Acórdão do Supremo Tribunal de Justiça
Processo:
1323/20.8T8CLD-A.C1.S1
Nº Convencional: 6.ª SECÇÃOJSTJ000
Relator: LUIS ESPÍRITO SANTO
Descritores: REVISTA EXCECIONAL
DECISÃO INTERLOCUTÓRIA
ARTICULADO SUPERVENIENTE
ADMISSIBILIDADE DE RECURSO
REJEIÇÃO DE RECURSO
Data do Acordão: 11/30/2022
Votação: UNANIMIDADE
Texto Integral: S
Privacidade: 1
Meio Processual: REVISTA
Decisão: NÃO CONHECIMENTO DO OBJECTO DO RECURSO.
Indicações Eventuais: TRANSITADO EM JULGADO.
Sumário :
I - A revista excepcional, nos termos do artigo 672º, nº 1, alíneas a), b) e c), do Código de Processo Civil, só pode ter objecto a prolação de uma decisão substantiva e final, apreciada no acórdão recorrido, e não uma decisão interlocutória, de natureza processual, que nunca se integraria, por sua própria natureza, na previsão do artigo 671º, nº 1, do Código de Processo Civil.
II – Reveste natureza de decisão interlocutória o indeferimento de um articulado autónomo para “exercício do contraditório”, quando, nos termos do art.1104º do Código de Processo Civil, os interessados foram notificados da relação de bens, podendo, além do mais, reclamar e impugnar os créditos e dividas da herança, no prazo de 30 dias, consubstanciando-se, portanto, tal peça processual numa mera duplicação de pronúncia.
III - Na situação sub judice não é ainda configurável a possibilidade de interposição de revista ao abrigo do disposto no artigo 671º, nº 2, alínea b), do Código de Processo Civil, uma vez que não foi invocada oposição de julgados com qualquer acórdão do Supremo Tribunal de Justiça.
IV - Daí a inadmissibilidade da revista excepcional, não havendo lugar ao seu conhecimento, nos termos dos artigos 652º, nº 2, alínea b), e 679º do Código de Processo Civil.
Decisão Texto Integral:


 
Revista nº 1323/20.8T8CLD-A.C1.S1.


Acordam, em Conferência, os Juízes do Supremo Tribunal de Justiça (6ª Sessão).
Apresentados os autos ao relator foi proferido o seguinte despacho singular:
“AA, BB e CC, requereram, em 23 de Outubro de 2020, a instauração de processo de inventário para partilha da herança aberta por óbito de DD, falecido a .../.../2020.
Nomeada cabeça de casal a viúva EE, veio esta, em 27 de Abril de 2021, proceder à junção da relação de bens.

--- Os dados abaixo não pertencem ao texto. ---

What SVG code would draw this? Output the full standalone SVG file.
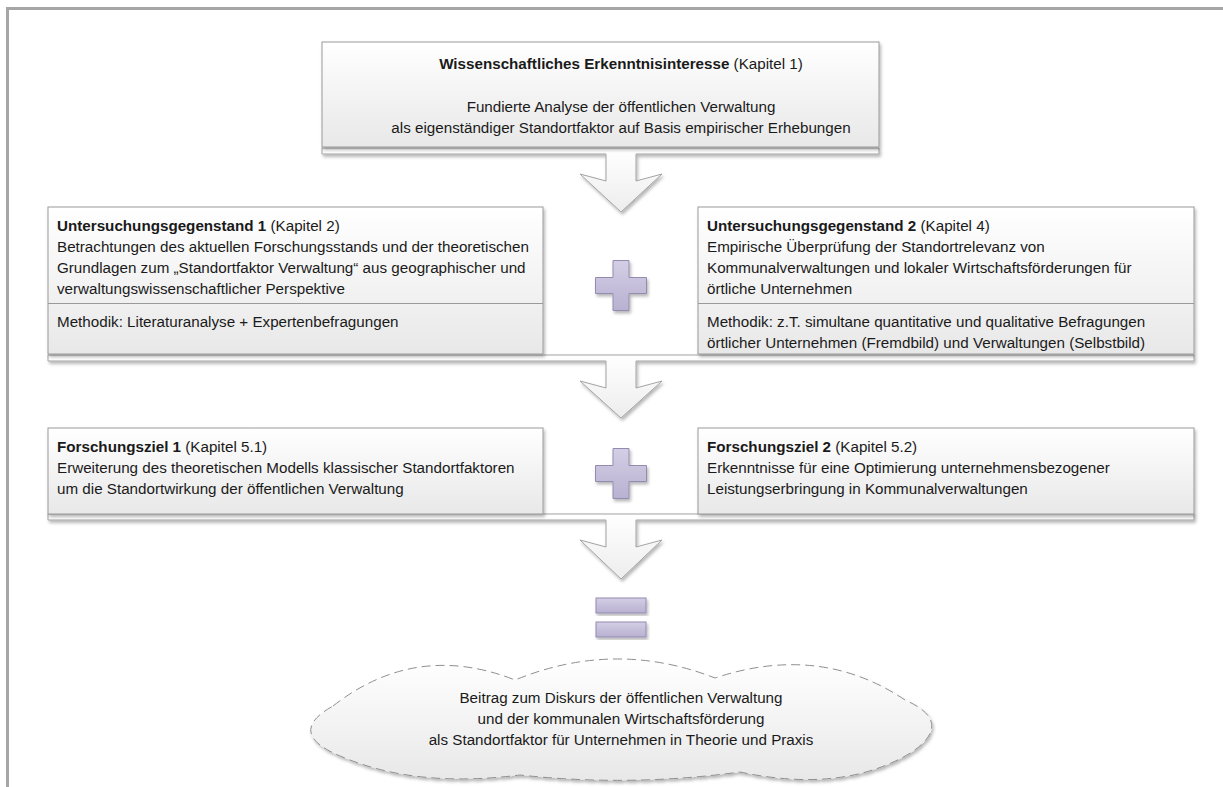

Vieram os demais interessados, por requerimento de 29 de Abril de 2021, indicando fazê-lo ao abrigo do princípio do contraditório, pronunciar-se quanto à relação de bens, nomeadamente no ponto II os “créditos da Cabeça-de-casal sobre a herança”.
Mais vieram em requerimento também apresentado em 29 de Abril de 2021, em que vieram alegar que:
“O terreno descrito na verba nº 16 da Relação de bens não estava registado em nome dos herdeiros (…) Aliás, apenas ½ do imóvel estava registado em nome de FF (…) Uma vez que a Cabeça-de-casal não providenciou quanto à inscrição desse registo, tal como, aliás, lhe competia, os Habilitantes decidiram, eles próprios, proceder ao registo junto da Conservatória do Registo Predial ....”, despendendo para o efeito o valor de € €319,88, e requerendo que seja tal valor incluído nas despesas da herança e assim, suportadas por todos os herdeiros na proporção dos seus quinhões.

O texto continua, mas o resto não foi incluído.